Parking lots have been selling quickly recently, especially in cities where they occupy valuable pieces of land. Over the past seven years, the average number of urban parking lot transactions nearly doubled from the average number during the 2006 to 2012 period, according to data from real estate research firm the CoStar Group. Since 2013, the average annual volume of urban parking lot sales totaled $130 million—up from annual volume of under $100 million from 2009 to 2012.
“The trend of surface parking lots changing into multifamily housing has been increasing in KTGY’s work over the past decade across the country,” says Ben Kasdan, associate principal at KTGY, an international architecture firm. KTGY is currently working on about a dozen projects on former parking lot cites, including projects in Fairfax, Va., Pasadena, Cal. and Los Angeles.
Along with multifamily properties, vacant parking lots can also be repurposed into office buildings or hotels.
“Any asset that can provide high density, so, offices or hotels would make sense,” says Goldstein. “It wouldn’t make sense to build a two-story building on a parking lot because land values have increased so much that you would really need to build up to justify the land costs.

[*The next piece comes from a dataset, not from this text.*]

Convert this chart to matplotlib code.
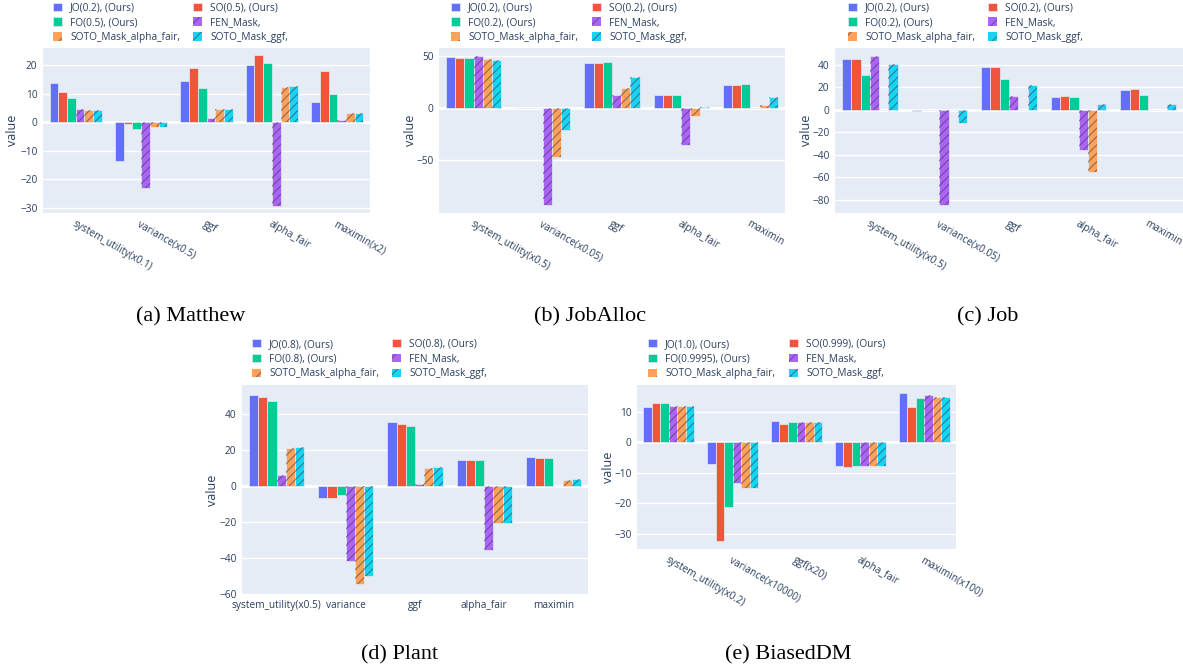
import matplotlib
matplotlib.use("Agg")
import matplotlib.pyplot as plt
import numpy as np
from matplotlib.patches import Patch

plt.rcParams['font.family'] = ['Open Sans', 'DejaVu Sans']
plt.rcParams['hatch.linewidth'] = 0.8

# ---------------------------------------------------------------- data
baselines = ["FEN_Mask,", "SOTO_Mask_alpha_fair,", "SOTO_Mask_ggf,"]

matthew_series = ["JO(0.2), (Ours)", "SO(0.5), (Ours)", "FO(0.5), (Ours)"] + baselines
matthew_metrics = ["system_utility(x0.1)", "variance(x0.5)", "ggf", "alpha_fair", "maximin(x2)"]
matthew_values = [
    [13.9, -13.5, 14.5, 20.0, 7.2],
    [10.7, -0.6, 18.9, 23.4, 17.8],
    [8.5, -2.5, 11.9, 20.8, 10.0],
    [4.7, -23.0, 1.6, -29.2, 0.7],
    [4.2, -1.5, 4.6, 12.4, 3.2],
    [4.2, -1.5, 4.6, 12.6, 3.2],
]

joballoc_series = ["JO(0.2), (Ours)", "SO(0.2), (Ours)", "FO(0.2), (Ours)"] + baselines
joballoc_metrics = ["system_utility(x0.5)", "variance(x0.05)", "ggf", "alpha_fair", "maximin"]
joballoc_values = [
    [48.4, -0.4, 43.0, 12.4, 21.7],
    [47.8, -0.4, 43.0, 12.4, 22.0],
    [47.8, -0.3, 44.0, 12.4, 22.6],
    [50.0, -92.4, 12.4, -35.7, 0.0],
    [47.1, -46.5, 19.4, -7.3, 2.9],
    [45.5, -21.3, 29.6, 1.3, 10.5],
]

job_series = ["JO(0.2), (Ours)", "SO(0.2), (Ours)", "FO(0.2), (Ours)"] + baselines
job_metrics = ["system_utility(x0.5)", "variance(x0.05)", "ggf", "alpha_fair", "maximin"]
job_values = [
    [44.7, -0.8, 37.6, 11.3, 17.2],
    [44.7, -0.5, 38.2, 12.2, 18.4],
    [31.1, -0.1, 27.3, 11.3, 13.4],
    [48.0, -84.2, 12.2, -35.7, 0.0],
    [0.0, 0.0, 0.0, -55.2, 0.0],
    [40.6, -11.7, 22.3, 5.4, 5.1],
]

plant_series = ["JO(0.8), (Ours)", "SO(0.8), (Ours)", "FO(0.8), (Ours)"] + baselines
plant_metrics = ["system_utility(x0.5)", "variance", "ggf", "alpha_fair", "maximin"]
plant_values = [
    [50.7, -6.3, 35.6, 14.8, 16.5],
    [49.6, -6.7, 34.4, 14.6, 15.9],
    [47.4, -4.8, 33.3, 14.4, 15.7],
    [6.3, -41.5, 1.1, -35.4, 0.0],
    [21.1, -54.3, 10.2, -20.6, 3.5],
    [21.7, -50.0, 10.7, -20.6, 3.9],
]

biaseddm_series = ["JO(1.0), (Ours)", "SO(0.999), (Ours)", "FO(0.9995), (Ours)"] + baselines
biaseddm_metrics = ["system_utility(x0.2)", "variance(x10000)", "ggf(x20)", "alpha_fair", "maximin(x100)"]
biaseddm_values = [
    [11.6, -7.1, 7.0, -7.8, 16.2],
    [12.7, -32.4, 6.1, -8.0, 11.5],
    [12.7, -21.2, 6.5, -7.9, 14.6],
    [11.8, -13.3, 6.7, -7.9, 15.3],
    [11.8, -15.1, 6.6, -7.9, 14.8],
    [12.0, -15.1, 6.6, -7.9, 14.8],
]

captions = ["(a) Matthew", "(b) JobAlloc", "(c) Job", "(d) Plant", "(e) BiasedDM"]

# ---------------------------------------------------------------- style
COLORS = ["#636EFA", "#EF553B", "#00CC96", "#AB63FA", "#FFA15A", "#19D3F3"]
HATCHED = [False, False, False, True, True, True]
BG = "#E5ECF6"
TXT = "#2a3f5f"
HATCH_COLOR = (0.25, 0.25, 0.3, 0.6)
HATCH = "////"

W, H = 1183, 671
fig = plt.figure(figsize=(W / 100, H / 100), dpi=100)


def fx(px):
    return px / W


def fy(py):
    return 1 - py / H


# panel layout in pixels: plot box, y range/ticks, label rotation, legend and caption anchors
panels = [
    dict(series=matthew_series, metrics=matthew_metrics, values=matthew_values,
         box=(43, 370, 48, 213), ylim=(-31.8, 26.0), yticks=[-30, -20, -10, 0, 10, 20],
         rotate=True, leg_x=(53, 193), leg_y=22.7, ylab_x=12, cap=(191, 317)),
    dict(series=joballoc_series, metrics=joballoc_metrics, values=joballoc_values,
         box=(439, 785, 48, 213), ylim=(-100.3, 57.3), yticks=[-50, 0, 50],
         rotate=True, leg_x=(451, 592), leg_y=22.7, ylab_x=410, cap=(590, 317)),
    dict(series=job_series, metrics=job_metrics, values=job_values,
         box=(835, 1183, 48, 213), ylim=(-91.5, 54.8), yticks=[-80, -60, -40, -20, 0, 20, 40],
         rotate=True, leg_x=(848, 988), leg_y=22.7, ylab_x=807, cap=(988, 317)),
    dict(series=plant_series, metrics=plant_metrics, values=plant_values,
         box=(242, 588, 385, 595), ylim=(-60.4, 56.3), yticks=[-60, -40, -20, 0, 20, 40],
         rotate=False, leg_x=(252, 392), leg_y=359, ylab_x=212, cap=(400, 655)),
    dict(series=biaseddm_series, metrics=biaseddm_metrics, values=biaseddm_values,
         box=(637, 956, 385, 549), ylim=(-34.9, 18.7), yticks=[-30, -20, -10, 0, 10],
         rotate=True, leg_x=(648, 789), leg_y=359, ylab_x=608, cap=(788, 655)),
]

FS = 7.3
n_series = 6
width = 0.8 / n_series

for p, caption in zip(panels, captions):
    l, r, t, b = p["box"]
    ax = fig.add_axes([fx(l), fy(b), fx(r) - fx(l), fy(t) - fy(b)])
    ax.set_facecolor(BG)
    for s in ax.spines.values():
        s.set_visible(False)

    x = np.arange(len(p["metrics"]))
    handles = []
    for i, (name, vals) in enumerate(zip(p["series"], p["values"])):
        pos = x + (i - (n_series - 1) / 2) * width
        ax.bar(pos, vals, width, color=COLORS[i], edgecolor=BG, linewidth=0.5, zorder=2)
        if HATCHED[i]:
            ax.bar(pos, vals, width, fill=False, edgecolor=HATCH_COLOR, linewidth=0,
                   hatch=HATCH, zorder=2.1)
            handles.append(Patch(facecolor=COLORS[i], edgecolor=HATCH_COLOR, hatch="//",
                                 linewidth=0, label=name))
        else:
            handles.append(Patch(facecolor=COLORS[i], edgecolor=BG, linewidth=0.5, label=name))

    ax.set_xlim(-0.5, len(x) - 0.5)
    ax.set_ylim(*p["ylim"])
    ax.set_yticks(p["yticks"])
    ax.set_yticklabels([str(v).replace("-", "\u2212") for v in p["yticks"]])
    ax.set_axisbelow(True)
    ax.yaxis.grid(True, color="white", linewidth=1.0, zorder=0)
    ax.axhline(0, color="white", linewidth=2.0, zorder=1)
    ax.tick_params(axis="both", length=0, labelsize=FS, labelcolor=TXT)
    ax.tick_params(axis="y", pad=4)
    ax.set_xticks(x)
    if p["rotate"]:
        ax.set_xticklabels(p["metrics"], rotation=-30, ha="left", va="top",
                           rotation_mode="anchor")
        ax.tick_params(axis="x", pad=4)
    else:
        ax.set_xticklabels(p["metrics"])
        ax.tick_params(axis="x", pad=3.5)

    # legend: two columns filled row-wise
    cols = [handles[0::2], handles[1::2]]
    for k, (hx, col) in enumerate(zip(p["leg_x"], cols)):
        leg = ax.legend(handles=col, loc="center left",
                        bbox_to_anchor=(fx(hx), fy(p["leg_y"])),
                        bbox_transform=fig.transFigure, frameon=False, fontsize=FS,
                        borderpad=0, borderaxespad=0, handlelength=0.9, handleheight=0.9,
                        handletextpad=0.8, labelspacing=0.38, labelcolor=TXT)
        if k == 0:
            ax.add_artist(leg)

    fig.text(fx(p["ylab_x"]), fy((t + b) / 2), "value", rotation=90, ha="center",
             va="center", fontsize=9, color=TXT)
    fig.text(fx(p["cap"][0]), fy(p["cap"][1]), caption, ha="center", va="center",
             fontsize=16, color="black", family=["Liberation Serif", "DejaVu Serif"])

fig.savefig("out.png", dpi=100, facecolor="white")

That’s why you’re seeing high density properties being constructed.”
While this redevelopment trend has been partially driven by the expectations that there will be less need for parking spaces in the future, not all industry sources see parking lots going away. Portland-based MMDC Commercial Real Estate purchased a nine-story stand-alone parking garage in downtown Denver this February for $10.65 million, according to public records. The brokers in the deal said the “overwhelming interest from buyers for this property clearly demonstrates that many investors don’t see that risk [of parking lots going way].” Still, developers can often save millions of dollars if they build fewer parking spaces.
“It’s not that cars are no longer needed entirely, but the way in which cities utilize private vehicles has already changed and is continuing to change still,” says Kasdan. “With fewer drivers, fewer parking spaces are needed. Zoning ordinances need to catch up with this trend, as the cost of constructing code-required parking contributes significantly to the challenge of providing new attainable housing.”